* _What to work on_: Copy the data exactly; pictures stay out of the copy.

* _Material provided_:
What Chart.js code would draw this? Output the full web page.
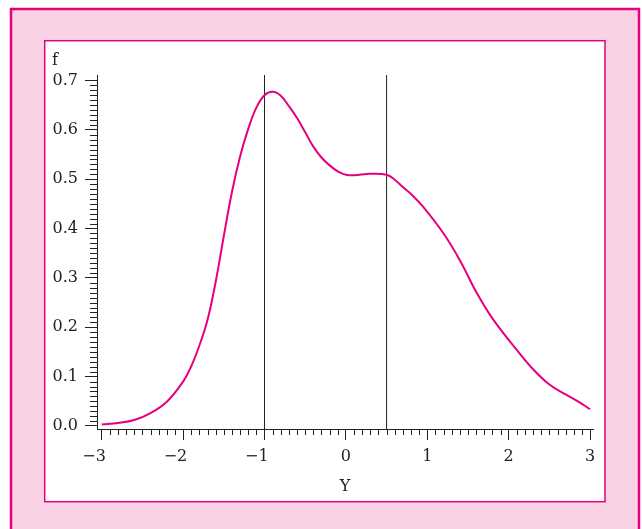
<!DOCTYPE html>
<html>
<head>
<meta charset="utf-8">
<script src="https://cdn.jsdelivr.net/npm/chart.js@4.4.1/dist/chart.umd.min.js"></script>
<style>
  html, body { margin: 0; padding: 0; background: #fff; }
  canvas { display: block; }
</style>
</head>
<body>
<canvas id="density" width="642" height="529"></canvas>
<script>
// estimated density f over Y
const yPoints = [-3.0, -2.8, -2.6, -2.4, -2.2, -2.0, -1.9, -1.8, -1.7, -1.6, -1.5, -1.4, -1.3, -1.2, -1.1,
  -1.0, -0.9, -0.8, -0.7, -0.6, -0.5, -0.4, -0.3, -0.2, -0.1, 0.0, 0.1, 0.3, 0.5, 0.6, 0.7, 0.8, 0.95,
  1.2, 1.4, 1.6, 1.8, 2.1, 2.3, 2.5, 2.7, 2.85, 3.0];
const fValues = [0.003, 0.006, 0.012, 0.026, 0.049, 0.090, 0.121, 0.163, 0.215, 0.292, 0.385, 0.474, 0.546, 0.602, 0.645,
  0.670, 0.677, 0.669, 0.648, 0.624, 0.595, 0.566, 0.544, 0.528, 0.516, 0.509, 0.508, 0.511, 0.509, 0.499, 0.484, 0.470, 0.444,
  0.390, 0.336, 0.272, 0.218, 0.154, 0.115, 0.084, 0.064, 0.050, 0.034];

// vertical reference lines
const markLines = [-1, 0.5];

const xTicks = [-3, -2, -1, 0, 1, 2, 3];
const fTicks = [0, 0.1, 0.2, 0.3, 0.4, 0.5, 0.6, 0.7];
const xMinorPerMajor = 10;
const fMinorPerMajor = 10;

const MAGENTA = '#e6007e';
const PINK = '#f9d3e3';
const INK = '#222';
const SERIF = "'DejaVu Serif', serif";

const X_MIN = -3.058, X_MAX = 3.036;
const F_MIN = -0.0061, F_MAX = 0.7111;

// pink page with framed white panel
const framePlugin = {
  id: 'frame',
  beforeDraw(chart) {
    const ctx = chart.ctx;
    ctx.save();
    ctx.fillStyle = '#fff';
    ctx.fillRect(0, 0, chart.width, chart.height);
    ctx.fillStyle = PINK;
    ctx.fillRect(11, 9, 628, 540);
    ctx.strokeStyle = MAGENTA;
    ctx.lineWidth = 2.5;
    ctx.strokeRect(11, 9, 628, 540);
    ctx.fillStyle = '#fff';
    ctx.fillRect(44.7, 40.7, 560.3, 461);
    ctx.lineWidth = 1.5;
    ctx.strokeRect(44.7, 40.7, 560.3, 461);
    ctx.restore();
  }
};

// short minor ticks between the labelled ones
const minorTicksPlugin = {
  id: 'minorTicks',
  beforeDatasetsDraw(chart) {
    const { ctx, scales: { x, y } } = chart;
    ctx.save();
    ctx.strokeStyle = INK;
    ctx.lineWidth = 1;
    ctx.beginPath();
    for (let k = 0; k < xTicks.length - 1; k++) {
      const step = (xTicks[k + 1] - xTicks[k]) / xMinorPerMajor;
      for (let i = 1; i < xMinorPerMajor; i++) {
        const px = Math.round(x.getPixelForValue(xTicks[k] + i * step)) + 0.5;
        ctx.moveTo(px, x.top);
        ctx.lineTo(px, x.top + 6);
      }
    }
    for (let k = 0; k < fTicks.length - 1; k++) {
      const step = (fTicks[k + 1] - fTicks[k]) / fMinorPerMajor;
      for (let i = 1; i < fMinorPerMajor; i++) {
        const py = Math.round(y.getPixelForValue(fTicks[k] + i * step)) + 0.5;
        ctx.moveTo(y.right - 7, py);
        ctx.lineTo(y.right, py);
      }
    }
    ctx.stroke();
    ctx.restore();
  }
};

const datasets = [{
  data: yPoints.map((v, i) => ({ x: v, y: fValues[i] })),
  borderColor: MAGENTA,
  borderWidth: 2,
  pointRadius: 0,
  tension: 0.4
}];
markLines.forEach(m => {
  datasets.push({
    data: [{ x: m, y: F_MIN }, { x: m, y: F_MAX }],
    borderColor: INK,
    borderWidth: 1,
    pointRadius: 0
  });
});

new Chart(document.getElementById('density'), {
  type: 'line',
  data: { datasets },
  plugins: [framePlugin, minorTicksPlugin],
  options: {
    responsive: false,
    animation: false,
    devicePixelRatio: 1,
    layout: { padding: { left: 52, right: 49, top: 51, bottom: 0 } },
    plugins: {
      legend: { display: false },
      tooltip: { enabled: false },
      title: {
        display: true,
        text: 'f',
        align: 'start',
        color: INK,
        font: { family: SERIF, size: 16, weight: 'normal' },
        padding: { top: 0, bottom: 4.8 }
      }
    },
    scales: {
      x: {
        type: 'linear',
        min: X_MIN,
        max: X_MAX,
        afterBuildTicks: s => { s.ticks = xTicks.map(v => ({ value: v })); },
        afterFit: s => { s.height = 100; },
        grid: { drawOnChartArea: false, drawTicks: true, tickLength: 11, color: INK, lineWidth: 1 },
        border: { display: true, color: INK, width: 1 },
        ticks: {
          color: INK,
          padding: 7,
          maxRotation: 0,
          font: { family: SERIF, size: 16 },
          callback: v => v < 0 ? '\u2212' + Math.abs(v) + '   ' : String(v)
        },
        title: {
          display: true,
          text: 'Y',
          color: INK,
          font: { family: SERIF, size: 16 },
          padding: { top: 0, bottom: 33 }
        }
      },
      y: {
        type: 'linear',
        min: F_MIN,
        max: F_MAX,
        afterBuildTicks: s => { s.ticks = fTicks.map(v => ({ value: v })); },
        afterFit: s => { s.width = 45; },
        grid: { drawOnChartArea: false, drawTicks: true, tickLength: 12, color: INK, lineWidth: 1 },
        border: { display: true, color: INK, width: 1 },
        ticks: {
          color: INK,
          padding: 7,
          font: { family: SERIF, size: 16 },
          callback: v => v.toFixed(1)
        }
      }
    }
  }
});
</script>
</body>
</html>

* _Solved exercise_:
What Chart.js code would draw this? Output the full web page.
<!DOCTYPE html>
<html>
<head>
<meta charset="utf-8">
<script src="https://cdn.jsdelivr.net/npm/chart.js@4.4.1/dist/chart.umd.min.js"></script>
<style>
  html, body { margin: 0; padding: 0; background: #fff; }
  canvas { display: block; }
</style>
</head>
<body>
<canvas id="density" width="642" height="529"></canvas>
<script>
// estimated density f over Y
const yPoints = [-3.0, -2.8, -2.6, -2.4, -2.2, -2.0, -1.9, -1.8, -1.7, -1.6, -1.5, -1.4, -1.3, -1.2, -1.1,
  -1.0, -0.9, -0.8, -0.7, -0.6, -0.5, -0.4, -0.3, -0.2, -0.1, 0.0, 0.1, 0.3, 0.5, 0.6, 0.7, 0.8, 0.95,
  1.2, 1.4, 1.6, 1.8, 2.1, 2.3, 2.5, 2.7, 2.85, 3.0];
const fValues = [0.003, 0.006, 0.012, 0.026, 0.049, 0.090, 0.121, 0.163, 0.215, 0.292, 0.385, 0.474, 0.546, 0.602, 0.645,
  0.670, 0.677, 0.669, 0.648, 0.624, 0.595, 0.566, 0.544, 0.528, 0.516, 0.509, 0.508, 0.511, 0.509, 0.499, 0.484, 0.470, 0.444,
  0.390, 0.336, 0.272, 0.218, 0.154, 0.115, 0.084, 0.064, 0.050, 0.034];

// vertical reference lines
const markLines = [-1, 0.5];

const xTicks = [-3, -2, -1, 0, 1, 2, 3];
const fTicks = [0, 0.1, 0.2, 0.3, 0.4, 0.5, 0.6, 0.7];
const xMinorPerMajor = 10;
const fMinorPerMajor = 10;

const MAGENTA = '#e6007e';
const PINK = '#f9d3e3';
const INK = '#222';
const SERIF = "'DejaVu Serif', serif";

const X_MIN = -3.058, X_MAX = 3.036;
const F_MIN = -0.0061, F_MAX = 0.7111;

// pink page with framed white panel
const framePlugin = {
  id: 'frame',
  beforeDraw(chart) {
    const ctx = chart.ctx;
    ctx.save();
    ctx.fillStyle = '#fff';
    ctx.fillRect(0, 0, chart.width, chart.height);
    ctx.fillStyle = PINK;
    ctx.fillRect(11, 9, 628, 540);
    ctx.strokeStyle = MAGENTA;
    ctx.lineWidth = 2.5;
    ctx.strokeRect(11, 9, 628, 540);
    ctx.fillStyle = '#fff';
    ctx.fillRect(44.7, 40.7, 560.3, 461);
    ctx.lineWidth = 1.5;
    ctx.strokeRect(44.7, 40.7, 560.3, 461);
    ctx.restore();
  }
};

// short minor ticks between the labelled ones
const minorTicksPlugin = {
  id: 'minorTicks',
  beforeDatasetsDraw(chart) {
    const { ctx, scales: { x, y } } = chart;
    ctx.save();
    ctx.strokeStyle = INK;
    ctx.lineWidth = 1;
    ctx.beginPath();
    for (let k = 0; k < xTicks.length - 1; k++) {
      const step = (xTicks[k + 1] - xTicks[k]) / xMinorPerMajor;
      for (let i = 1; i < xMinorPerMajor; i++) {
        const px = Math.round(x.getPixelForValue(xTicks[k] + i * step)) + 0.5;
        ctx.moveTo(px, x.top);
        ctx.lineTo(px, x.top + 6);
      }
    }
    for (let k = 0; k < fTicks.length - 1; k++) {
      const step = (fTicks[k + 1] - fTicks[k]) / fMinorPerMajor;
      for (let i = 1; i < fMinorPerMajor; i++) {
        const py = Math.round(y.getPixelForValue(fTicks[k] + i * step)) + 0.5;
        ctx.moveTo(y.right - 7, py);
        ctx.lineTo(y.right, py);
      }
    }
    ctx.stroke();
    ctx.restore();
  }
};

const datasets = [{
  data: yPoints.map((v, i) => ({ x: v, y: fValues[i] })),
  borderColor: MAGENTA,
  borderWidth: 2,
  pointRadius: 0,
  tension: 0.4
}];
markLines.forEach(m => {
  datasets.push({
    data: [{ x: m, y: F_MIN }, { x: m, y: F_MAX }],
    borderColor: INK,
    borderWidth: 1,
    pointRadius: 0
  });
});

new Chart(document.getElementById('density'), {
  type: 'line',
  data: { datasets },
  plugins: [framePlugin, minorTicksPlugin],
  options: {
    responsive: false,
    animation: false,
    devicePixelRatio: 1,
    layout: { padding: { left: 52, right: 49, top: 51, bottom: 0 } },
    plugins: {
      legend: { display: false },
      tooltip: { enabled: false },
      title: {
        display: true,
        text: 'f',
        align: 'start',
        color: INK,
        font: { family: SERIF, size: 16, weight: 'normal' },
        padding: { top: 0, bottom: 4.8 }
      }
    },
    scales: {
      x: {
        type: 'linear',
        min: X_MIN,
        max: X_MAX,
        afterBuildTicks: s => { s.ticks = xTicks.map(v => ({ value: v })); },
        afterFit: s => { s.height = 100; },
        grid: { drawOnChartArea: false, drawTicks: true, tickLength: 11, color: INK, lineWidth: 1 },
        border: { display: true, color: INK, width: 1 },
        ticks: {
          color: INK,
          padding: 7,
          maxRotation: 0,
          font: { family: SERIF, size: 16 },
          callback: v => v < 0 ? '\u2212' + Math.abs(v) + '   ' : String(v)
        },
        title: {
          display: true,
          text: 'Y',
          color: INK,
          font: { family: SERIF, size: 16 },
          padding: { top: 0, bottom: 33 }
        }
      },
      y: {
        type: 'linear',
        min: F_MIN,
        max: F_MAX,
        afterBuildTicks: s => { s.ticks = fTicks.map(v => ({ value: v })); },
        afterFit: s => { s.width = 45; },
        grid: { drawOnChartArea: false, drawTicks: true, tickLength: 12, color: INK, lineWidth: 1 },
        border: { display: true, color: INK, width: 1 },
        ticks: {
          color: INK,
          padding: 7,
          font: { family: SERIF, size: 16 },
          callback: v => v.toFixed(1)
        }
      }
    }
  }
});
</script>
</body>
</html>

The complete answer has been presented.